Between June and August, FIIs pulled out 230 billion rupees ($3.7 billion) from the stock market, dragging the Sensex down 2000 points or by 10 percent. The rupee was also hit, losing 27 percent in three months and the RBI was forced to take emergency measures to stop and reverse its fall.
But the actual tapering was never announced. Federal Reserve Chairman Ben Bernanke changed his mind because growth, by his reckoning, was too slow. Tapering was postponed although the intention to taper was not abandoned. It is still on the Federal Open Market Committee (FMOC) agenda that will be discussed on Dec. 17.
If the decision is to taper, possibly from January 2014, will world markets be shattered once again? Very unlikely.
The announcement in May was a shock. The markets have now come to expect that tapering is inevitable and will be initiated. The only uncertainty is about the date and the extent of tapering. Most markets have already factored in this possibility.
In India, steps have been taken by the RBI to make up for the outflow of FII investment that can follow. Besides, since September, the parameters that influence the markets for stocks and currency have perceptibly changed.
Exports have recovered and non-oil imports declined, resulting in a 20 percent reduction in trade deficit. Consequently, in the quarter ending September, the current account deficit dropped 76 percent to 1.2 percent, which, along with the $34 billion that the RBI mobilized, would give the rupee stability.

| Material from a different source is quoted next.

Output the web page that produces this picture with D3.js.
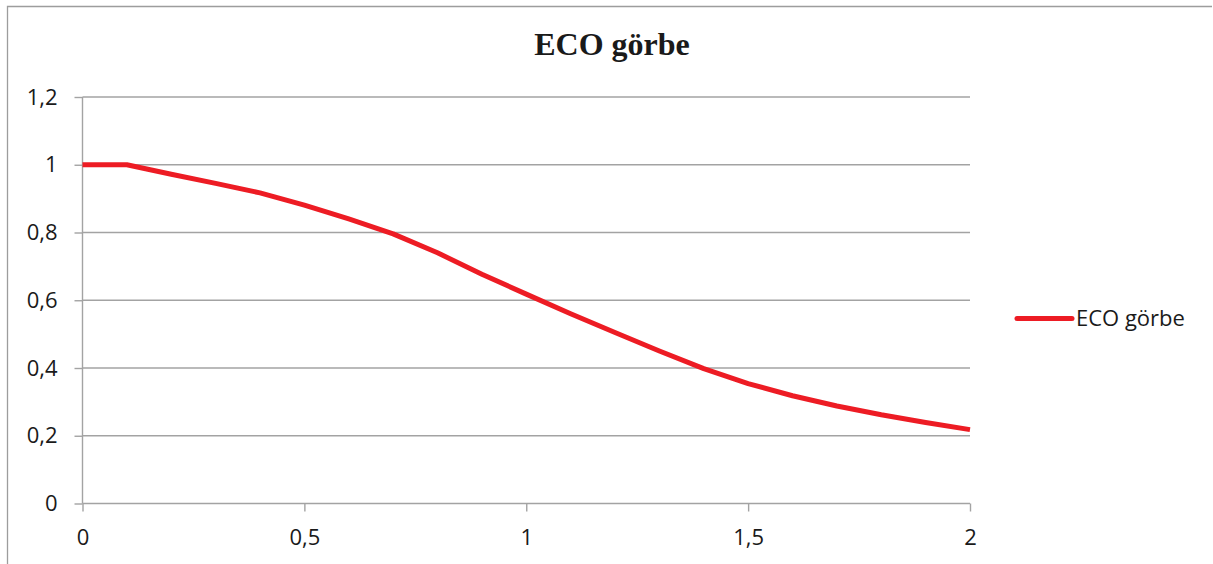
<!DOCTYPE html>
<html>
<head>
<meta charset="utf-8">
<script src="https://cdn.jsdelivr.net/npm/d3@7/dist/d3.min.js"></script>
<style>
  html, body { margin: 0; padding: 0; background: #fff; }
  svg { display: block; }
  .tick-label { font-family: "Open Sans", "Liberation Sans", sans-serif; font-size: 22px; fill: #1a1a1a; }
</style>
</head>
<body>
<svg id="chart" width="1213" height="564"></svg>
<script>
// ECO curve samples, every 0.1 from 0 to 2
const xValues = [0, 0.1, 0.2, 0.3, 0.4, 0.5, 0.6, 0.7, 0.8, 0.9, 1.0,
                 1.1, 1.2, 1.3, 1.4, 1.5, 1.6, 1.7, 1.8, 1.9, 2.0];
const ecoValues = [1, 1, 0.972, 0.945, 0.917, 0.881, 0.840, 0.796, 0.740, 0.677, 0.618,
                   0.560, 0.505, 0.450, 0.398, 0.354, 0.318, 0.288, 0.262, 0.239, 0.218];
const seriesName = "ECO görbe";
const chartTitle = "ECO görbe";
const xTicks = [0, 0.5, 1, 1.5, 2];
const yTicks = [0, 0.2, 0.4, 0.6, 0.8, 1, 1.2];

const fmt = v => String(v).replace(".", ",");

const svg = d3.select("#chart");

// outer chart frame (top and left edges)
svg.append("path")
  .attr("d", "M7.5,564 L7.5,6.5 L1212,6.5")
  .attr("fill", "none")
  .attr("stroke", "#9d9d9d")
  .attr("stroke-width", 1.3);

const x = d3.scaleLinear().domain([0, 2]).range([82.5, 970]);
const y = d3.scaleLinear().domain([0, 1.2]).range([503.5, 97]);

// horizontal gridlines
svg.append("g")
  .selectAll("line")
  .data(yTicks.filter(t => t > 0))
  .join("line")
  .attr("x1", x(0)).attr("x2", x(2))
  .attr("y1", d => y(d)).attr("y2", d => y(d))
  .attr("stroke", "#a3a3a3")
  .attr("stroke-width", 1.4);

// y axis
const yAxis = svg.append("g")
  .attr("transform", `translate(${x(0)},0)`)
  .call(d3.axisLeft(y).tickValues(yTicks).tickSize(8).tickPadding(17).tickFormat(fmt));
// x axis
const xAxis = svg.append("g")
  .attr("transform", `translate(0,${y(0)})`)
  .call(d3.axisBottom(x).tickValues(xTicks).tickSize(8).tickPadding(18).tickFormat(fmt));

[yAxis, xAxis].forEach(g => {
  g.attr("font-family", null).attr("font-size", null);
  g.select(".domain").attr("stroke", "#a3a3a3").attr("stroke-width", 1.4);
  g.selectAll(".tick line").attr("stroke", "#a3a3a3").attr("stroke-width", 1.4);
  g.selectAll(".tick text").attr("class", "tick-label");
});
// plain domain paths without outer caps
yAxis.select(".domain").attr("d", `M0,${y(1.2)}V${y(0)}`);
xAxis.select(".domain").attr("d", `M${x(0)},0H${x(2)}`);

// data line
const line = d3.line()
  .x((d, i) => x(xValues[i]))
  .y(d => y(d));

svg.append("path")
  .datum(ecoValues)
  .attr("d", line)
  .attr("fill", "none")
  .attr("stroke", "#ed1c24")
  .attr("stroke-width", 5)
  .attr("stroke-linejoin", "round");

// title
svg.append("text")
  .attr("x", 612)
  .attr("y", 55)
  .attr("text-anchor", "middle")
  .attr("font-family", "'Liberation Serif', 'Times New Roman', serif")
  .attr("font-weight", "bold")
  .attr("font-size", 32)
  .attr("fill", "#1a1a1a")
  .text(chartTitle);

// legend
const legend = svg.append("g").attr("transform", "translate(1017,318.5)");
legend.append("line")
  .attr("x1", 0).attr("x2", 55)
  .attr("y1", 0).attr("y2", 0)
  .attr("stroke", "#ed1c24")
  .attr("stroke-width", 5)
  .attr("stroke-linecap", "round");
legend.append("text")
  .attr("class", "tick-label")
  .attr("x", 59)
  .attr("y", 0)
  .attr("dy", "0.36em")
  .text(seriesName);
</script>
</body>
</html>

Also, FIIs themselves may not be motivated to take money back since the U.S. Fed, along with the Bank of Japan and the European Central Bank, is committed to maintaining low interest rates. Unlike the June-August period, the announcement of tapering may not induce a hot money outflow — if at all, the amount would be small. As such, markets will not be seriously rattled.
A supplementary source of liquidity will also come from the Bank of Japan’s quantitative easing at the rate of $47 billion a month. This is the crux of Abenomics and it will continue for at least two years.
It appears that tapering, even if it comes as early as January, will not have a significant impact on the stock and currency markets. It will be the domestic factors that will predominate.